STUDY OF THE MARTENSITE STRUCTURE AT THE WELD INTERFACE AND THE FRACTURE-TOUGHNESS OF DISSIMILAR METAL JOINTS

In austenitic-ferritic dissimilar metal welded joints, the content of alloying elements in the transition zone varies continuously from the heat-affected zone (HAZ) to the weld metal. Due to the low level of Ni content, a martensite layer is formed in this zone during the welding process. The Charpy impact test performed previously by other researchers indicated that the martensite layer was the weakest zone in toughness in the joints. In this study, color metallography and transmission electron microscope (TEM) analysis were used to show the martensite structures at the weld interface. The results show that the structures of the martensite layer at the weld interface are lath martensite. The martensite starting points vary with the distance from the fusion line and are controlled by composition gradient. The boundary of the transition zone could be divided into two types: the ''blurred'' type and the ''sharp'' type, which are controlled by diffusion of elements.
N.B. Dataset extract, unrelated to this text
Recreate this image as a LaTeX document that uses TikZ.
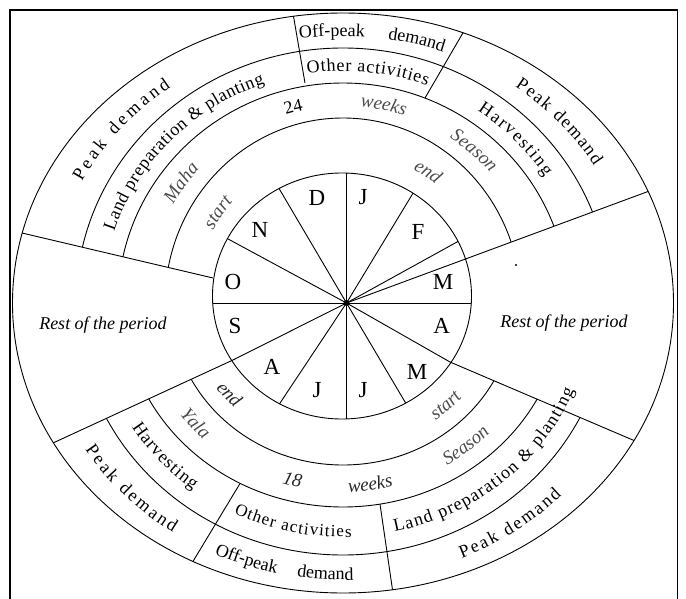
\documentclass[tikz,border=0pt]{standalone}
\usepackage{fontspec}
\setmainfont{Liberation Serif}
\usetikzlibrary{decorations.text}
\newcommand\rfont{\fontsize{18}{21}\selectfont}
\newcommand\rsfont{\fontsize{17}{20}\selectfont}
\newcommand\ifont{\fontsize{19}{21}\selectfont\itshape\color{soft}}
\newcommand\idfont{\fontsize{19}{21}\selectfont\itshape\color{softdark}}
\colorlet{soft}{black!70}
\colorlet{softdark}{black!85}
\newcommand\arctext[6][center]{%
  \path[decorate,decoration={text along path,text align=#1,text={#2}}]
    (#3:#5 and #6) arc[start angle=#3,end angle=#4,x radius=#5,y radius=#6];}
\begin{document}
\begin{tikzpicture}[x=1pt,y=1pt,line width=0.9pt,
  month/.style={font=\fontsize{23}{25}\selectfont,inner sep=0pt},
  rest/.style={font=\fontsize{18}{20}\selectfont\itshape,inner sep=0pt},
  frame/.style={line width=1.8pt}]
\useasboundingbox (-343,-295) rectangle (343,303);
\coordinate (O) at (0,0);
\coordinate (H) at (3.5,0);
\coordinate (IC) at (-1,7);
\coordinate (UL1) at (-130,25);
\coordinate (UL2) at (-321,70);
\coordinate (UR2) at (305,111.5);
\coordinate (LL1) at (-110,-57);
\coordinate (LL2) at (-289.6,-139.8);
\coordinate (LR1) at (107,-59);
\coordinate (LR2) at (291,-137.5);
\coordinate (TLa) at (-38,220);   \coordinate (TLb) at (-49.5,286.7);
\coordinate (TRa) at (82,205);    \coordinate (TRb) at (120,270.2);
\coordinate (BLa) at (-103,-180.5); \coordinate (BLb) at (-150,-258.4);
\coordinate (BRa) at (37,-201);   \coordinate (BRb) at (49.5,-286.7);

% frame
\draw[frame] (-333,-300) -- (-333,293) -- (334.5,293) -- (334.5,-300);
% outer and inner ellipses
\draw (O) ellipse[x radius=330.5,y radius=290];
\draw (IC) ellipse[x radius=129.5,y radius=123];

% upper (Maha) arcs
\begin{scope}
 \clip (UL1) -- (-607.5,137.5) -- (-607.5,500) -- (700,500) -- (666.8,245.3) -- (H) -- cycle;
 \draw (O) ellipse[x radius=178,y radius=185];
 \draw (O) ellipse[x radius=225,y radius=220];
 \draw (O) ellipse[x radius=267,y radius=255];
\end{scope}
% lower (Yala) arcs
\begin{scope}
 \clip (LL1) -- (-505.1,-239.2) -- (-505.1,-500) -- (512,-500) -- (511.8,-231.7) -- (LR1) -- cycle;
 \draw (O) ellipse[x radius=172,y radius=162];
 \draw (O) ellipse[x radius=220,y radius=204];
 \draw (O) ellipse[x radius=266,y radius=252];
\end{scope}

% month lines
\begin{scope}
 \clip (IC) ellipse[x radius=129.5,y radius=123];
 \foreach \a in {90,270,0,180,120.5,151.6,58.8,28.9,-59.4,-123.6}
   \draw (H) -- ++(\a:160);
\end{scope}
% dividers
\draw (UL1) -- (UL2);
\draw (H) -- (UR2);
\draw (H) -- (LL1) -- (LL2);
\draw (H) -- (LR1) -- (LR2);
\draw (TLa) -- (TLb);
\draw (TRa) -- (TRb);
\draw (BLa) -- (BLb);
\draw (BRa) -- (BRb);
\fill (H) circle (3);
\fill (173,38) circle (1.1);

% months
\node[month] (mJ1) at (20,106) {J};
\node[month] (mF) at (75,71) {F};
\node[month] (mM1) at (100,21) {M};
\node[month] (mA1) at (98.7,-23) {A};
\node[month] (mM2) at (74,-69) {M};
\node[month] (mJ2) at (20,-87) {J};
\node[month] (mJ3) at (-26,-87) {J};
\node[month] (mA2) at (-71,-64) {A};
\node[month] (mS) at (-108,-23) {S};
\node[month] (mO) at (-110,21) {O};
\node[month] (mN) at (-83,73) {N};
\node[month] (mD) at (-26,105) {D};

\node[rest] (restL) at (-240,-22) {Rest of the period};
\node[rest] (restR) at (221,-20) {Rest of the period};

% upper ring texts
\arctext[fit to path stretching spaces]{|\rfont|Off-peak demand}{98.5}{70}{293}{267}
\arctext[fit to path]{|\rfont|Peak demand}{153}{126}{293}{267}
\arctext[fit to path]{|\rfont|Peak demand}{54}{31}{293}{267}
\arctext[fit to path]{|\rfont|Other activities}{98.5}{69.5}{240.5}{232}
\arctext[fit to path]{|\rfont|Land preparation {\&} planting}{162}{109}{240.5}{232}
\arctext[fit to path]{|\rfont|Harvesting}{56}{33}{240.5}{232}
\arctext{|\ifont|Maha}{163.5}{123.5}{196}{197}
\arctext{|\rfont|24}{124.3}{84.3}{196}{197}
\arctext{|\ifont|weeks}{98.3}{58.3}{196}{197}
\arctext{|\ifont|Season}{69.2}{29.2}{196}{197}
\arctext{|\ifont|start}{164.7}{124.7}{148}{152}
\arctext{|\ifont|end}{76.5}{36.5}{148}{152}

% lower ring texts
\arctext[fit to path]{|\rfont|Peak demand}{212}{236}{304}{277}
\arctext[fit to path stretching spaces]{|\rfont|Off-peak demand}{245}{272}{304}{277}
\arctext[fit to path]{|\rfont|Peak demand}{293}{316}{304}{277}
\arctext[fit to path]{|\rfont|Harvesting}{212}{233}{249}{234}
\arctext[fit to path]{|\rsfont|Other activities}{244}{272}{249}{234}
\arctext[fit to path]{|\rfont|Land preparation {\&} planting}{282}{338}{249}{234}
\arctext{|\ifont|Yala}{201}{241}{202}{189}
\arctext{|\idfont|18}{235}{275}{202}{189}
\arctext{|\idfont|weeks}{258}{298}{202}{189}
\arctext{|\ifont|Season}{289}{329}{202}{189}
\arctext{|\idfont|end}{201}{241}{157}{145}
\arctext{|\ifont|start}{293}{333}{157}{145}
\end{tikzpicture}
\end{document}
A simulation test, in which specimens were prepared by casting steels in accordance with the compositions of the martensite layer, was conducted to evaluate the fracture toughness of the martensite layer. The experiments were also made to investigate the distribution of toughness in the different regions of the joints. The results show that the weakest region in toughness in the dissimilar metal joints is not the martensite layer but the overheated zone in HAZ. The fracture in the overheated zone is caused by the coarse-grained bainite, and it appears as a quasicleavage fracture; however, in the martensite layer, it appears as a tear fracture.